“Como fuente turbia y manantial corrompido, es el justo que cae delante del impío.”
Proverbios 26:26
Muchas veces he oído a creyentes dolidos por haber fallado a Dios. Pero así como sienten vergüenza delante del Señor, parece que este sentimiento es pasajero y minúsculo comparado con la tremenda indignación que sienten ante la chacota de los testigos de su caída. El creyente no es perfecto, a veces puede vacilar, tropezar y caer. Esto siempre es triste, pero este texto dice que es peor cuando sucede delante de los que rechazan a Dios y su sabiduría.
Sin embargo también entre los que son cristianos existe la tendencia de juzgar y levantar rumores que parecen burlas contra un creyente que tropieza. Recuerdo que cuando cumplí quince años, quise tener una celebración, pero no como las que se hacían en la iglesia, sino como las que hacían los chicos del colegio donde cursaba la secundaria. Me olvidé que era la hija de un pastor.
Hoy después de muchos años, todavía me avergüenza recordar ese tropiezo, pero no porque los amigos de aquellos tiempos lo hayan tomado como una oportunidad para desestimar mi fe, fueron más bien cristianos los que se mofaron de mi “locura juvenil”.
A lo largo de la Biblia vemos cómo el Señor tuvo paciencia y sabiduría para relacionarse con ciertas personas imperfectas, claro que Dios tenía un plan santo para ellos, pero estos elegidos, cometieron graves errores y pecados en sus vidas. Ellos lucharon con su carne, tropezaron más de una vez, fracasaron e incluso, huyeron de Dios, pero se arrepintieron de corazón y Dios los perdonó.

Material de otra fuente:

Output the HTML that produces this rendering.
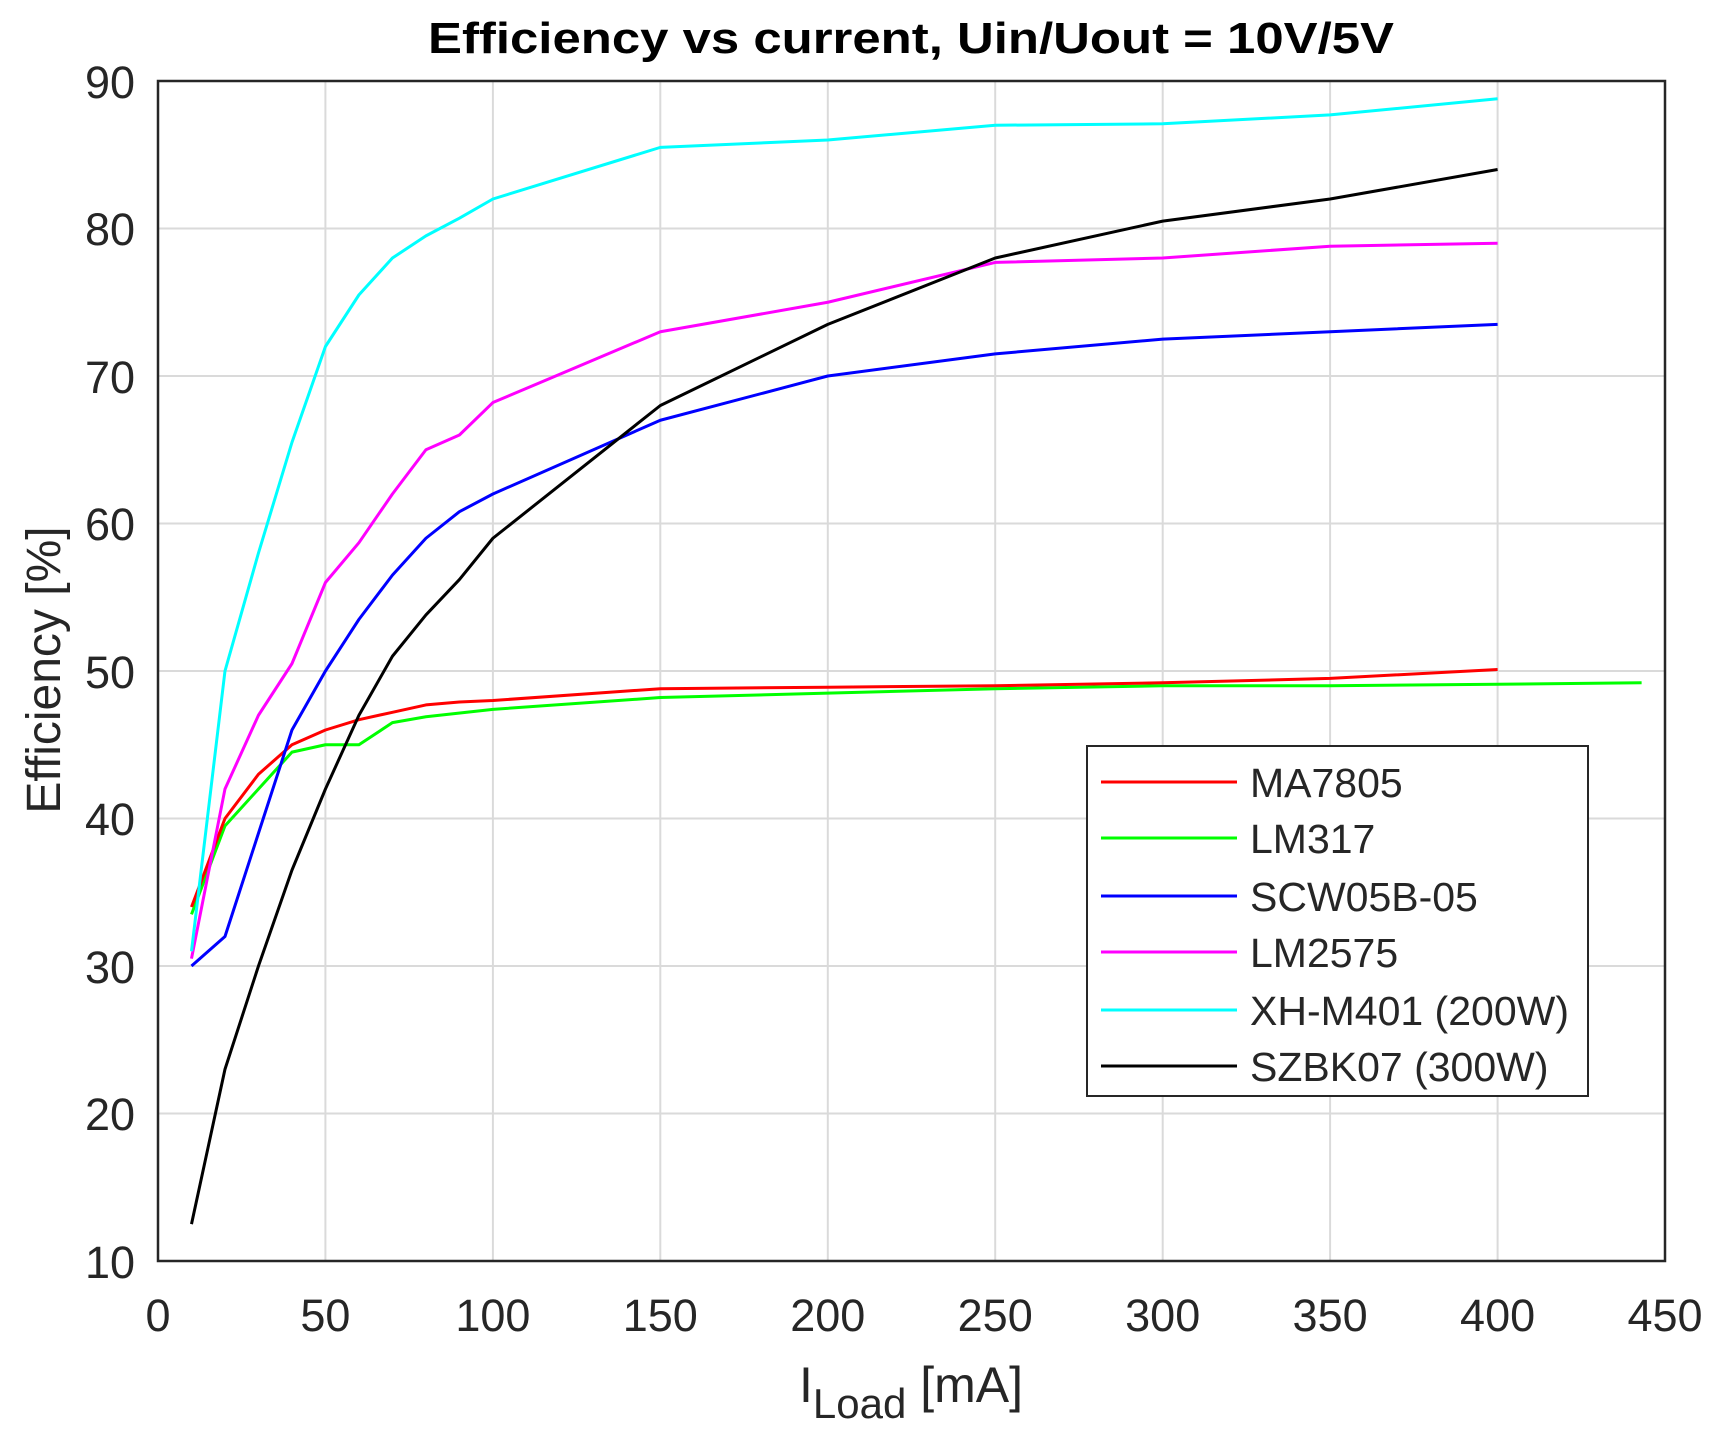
<!DOCTYPE html>
<html><head><meta charset="utf-8"><style>html,body{margin:0;padding:0;background:#fff}</style></head>
<body>
<svg width="1722" height="1446" viewBox="0 0 1722 1446" xmlns="http://www.w3.org/2000/svg" font-family="'Liberation Sans', sans-serif">
<rect width="1722" height="1446" fill="#fff"/>
<g stroke="#dadada" stroke-width="2">
<line x1="325.4" y1="81" x2="325.4" y2="1261"/><line x1="492.9" y1="81" x2="492.9" y2="1261"/>
<line x1="660.3" y1="81" x2="660.3" y2="1261"/><line x1="827.8" y1="81" x2="827.8" y2="1261"/>
<line x1="995.2" y1="81" x2="995.2" y2="1261"/><line x1="1162.7" y1="81" x2="1162.7" y2="1261"/>
<line x1="1330.1" y1="81" x2="1330.1" y2="1261"/><line x1="1497.6" y1="81" x2="1497.6" y2="1261"/>
<line x1="158" y1="228.5" x2="1665" y2="228.5"/><line x1="158" y1="376" x2="1665" y2="376"/>
<line x1="158" y1="523.5" x2="1665" y2="523.5"/><line x1="158" y1="671" x2="1665" y2="671"/>
<line x1="158" y1="818.5" x2="1665" y2="818.5"/><line x1="158" y1="966" x2="1665" y2="966"/>
<line x1="158" y1="1113.5" x2="1665" y2="1113.5"/>
</g>
<g transform="matrix(3.349 0 0 -14.75 158 1408.5)" fill="none" stroke-width="3" stroke-linejoin="round">
<polyline vector-effect="non-scaling-stroke" stroke="#00ff00" points="10,33.5 20,39.5 30,42 40,44.5 50,45 60,45 70,46.5 80,46.9 100,47.4 150,48.2 200,48.5 250,48.8 300,49 350,49 400,49.1 443,49.2"/>
<polyline vector-effect="non-scaling-stroke" stroke="#ff0000" points="10,34 20,40 30,43 40,45 50,46 60,46.7 70,47.2 80,47.7 90,47.9 100,48 150,48.8 200,48.9 250,49 300,49.2 350,49.5 400,50.1"/>
<polyline vector-effect="non-scaling-stroke" stroke="#0000ff" points="10,30 20,32 30,39 40,46 50,50 60,53.5 70,56.5 80,59 90,60.8 100,62 150,67 200,70 250,71.5 300,72.5 350,73 400,73.5"/>
<polyline vector-effect="non-scaling-stroke" stroke="#ff00ff" points="10,30.5 20,42 30,47 40,50.5 50,56 60,58.7 70,62 80,65 90,66 100,68.2 150,73 200,75 250,77.7 300,78 350,78.8 400,79"/>
<polyline vector-effect="non-scaling-stroke" stroke="#00ffff" points="10,31 20,50 30,58 40,65.5 50,72 60,75.5 70,78 80,79.5 90,80.7 100,82 150,85.5 200,86 250,87 300,87.1 350,87.7 400,88.8"/>
<polyline vector-effect="non-scaling-stroke" stroke="#000000" points="10,12.5 20,23 30,30 40,36.5 50,42 60,47 70,51 80,53.8 90,56.2 100,59 150,68 200,73.5 250,78 300,80.5 350,82 400,84"/>
</g>
<rect x="158" y="81" width="1507" height="1180" fill="none" stroke="#262626" stroke-width="2.5"/>
<g fill="#262626" font-size="45" text-anchor="end">
<text x="135" y="98">90</text><text x="135" y="245">80</text><text x="135" y="393">70</text>
<text x="135" y="540">60</text><text x="135" y="688">50</text><text x="135" y="835">40</text>
<text x="135" y="983">30</text><text x="135" y="1130">20</text><text x="135" y="1278">10</text>
</g>
<g fill="#262626" font-size="45" text-anchor="middle">
<text x="158" y="1331">0</text><text x="325.4" y="1331">50</text><text x="492.9" y="1331">100</text>
<text x="660.3" y="1331">150</text><text x="827.8" y="1331">200</text><text x="995.2" y="1331">250</text>
<text x="1162.7" y="1331">300</text><text x="1330.1" y="1331">350</text><text x="1497.6" y="1331">400</text>
<text x="1665" y="1331">450</text>
</g>
<text x="428" y="53" font-size="44" font-weight="bold" fill="#000" textLength="966" lengthAdjust="spacingAndGlyphs">Efficiency vs current, Uin/Uout = 10V/5V</text>
<text transform="translate(60,670) rotate(-90)" font-size="48" text-anchor="middle" fill="#262626">Efficiency [%]</text>
<text x="911" y="1402" font-size="50" text-anchor="middle" fill="#262626">I<tspan font-size="42" dy="16">Load</tspan><tspan dy="-16"> [mA]</tspan></text>
<rect x="1087" y="746" width="501" height="350" fill="#fff" stroke="#262626" stroke-width="2"/>
<g stroke-width="3">
<line x1="1101" y1="782" x2="1237" y2="782" stroke="#ff0000"/>
<line x1="1101" y1="838" x2="1237" y2="838" stroke="#00ff00"/>
<line x1="1101" y1="896" x2="1237" y2="896" stroke="#0000ff"/>
<line x1="1101" y1="952" x2="1237" y2="952" stroke="#ff00ff"/>
<line x1="1101" y1="1010" x2="1237" y2="1010" stroke="#00ffff"/>
<line x1="1101" y1="1066" x2="1237" y2="1066" stroke="#000000"/>
</g>
<g font-size="41" fill="#262626">
<text x="1250" y="797">MA7805</text><text x="1250" y="853">LM317</text>
<text x="1250" y="911">SCW05B-05</text><text x="1250" y="967">LM2575</text>
<text x="1250" y="1025">XH-M401 (200W)</text><text x="1250" y="1081">SZBK07 (300W)</text>
</g>
</svg>
</body></html>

Por ejemplo David, un adorador que escribía maravillosas canciones y poemas de alabanza a su Padre Celestial, pero que cayó en el nivel más bajo de su dignidad por darle más valor a su carnalidad. David falló en casi todos los diez mandamientos, pero se arrepintió y el Señor lo perdonó.
Y así como David, tengo que mencionar a Sansón que por su atracción fatal terminó en manos de los filisteos, Jonás que prefirió huir antes que obedecer, a Lot que por su avaricia perdió a su familia, a Pedro y su negación fatal contra Jesucristo, a Pablo y su celo religioso que lo llevó a asesinar a muchos cristianos.
Cuando los incrédulos pecan nadie se da cuenta, todo sigue normal, hasta parece que el silencio encubre la falta, pero cuando un cristiano es vulnerable a la tentación, entonces el mismo Diablo convoca a sus huestes del mal para hacer bulla y despierte todo el vecindario, y todos se enteren que el hijo de Dios pecó.
Este proverbio es fuerte para calificar al justo que cae en pecado. Dice que es como “fuente turbia y manantial corrompido”. ¿Por qué un cristiano debiendo ser una fuente clara que alimenta y bendice se convierte en un charco sucio y corrupto? Pues por las cosas que poco a poco va permitiendo en su vida, en sus relaciones y familia. Comienza a justificar las faltas de los suyos, es rápido para excusar sus debilidades, es permisivo y cede ante la presión de la sociedad que “lo obliga” a pecar.
Imagina a un caminante que ha viajado varios kilómetros sin agua, de pronto llega por fin a un pozo, casi sin fuerzas alcanza a sacar el balde con el preciado líquido, y se encuentra que éste está contaminado, ¡que decepción, cuánta frustración y profunda decepción provoca encontrarse con algo que parece ser, pero no es! El cristiano siempre debe estar consciente que su testimonio es importante para llevar a otros a Cristo.
Cuando el hombre bueno se rinde ante el malvado, se contamina como un río al que se arrojan desperdicios.
Les conté mi pequeño testimonio de esa época de mayor inmadurez porque la verdad es que como cristianos vamos a seguir pecando de vez en cuando. Sin embargo, nuestra vida aunque es imperfecta, debe mostrar el nuevo nacimiento, la restauración divina, la nueva vida en el Señor, la mente de Cristo, la llenura del Espíritu Santo, etc. porque no puedes ofrecer “una taza de agua contaminada” a aquellos que te ven como un cristiano temeroso de Dios. La pureza de tu vida cristiana afecta a quienes nos rodean, incluso cuando ni se enteran de lo que has hecho mal.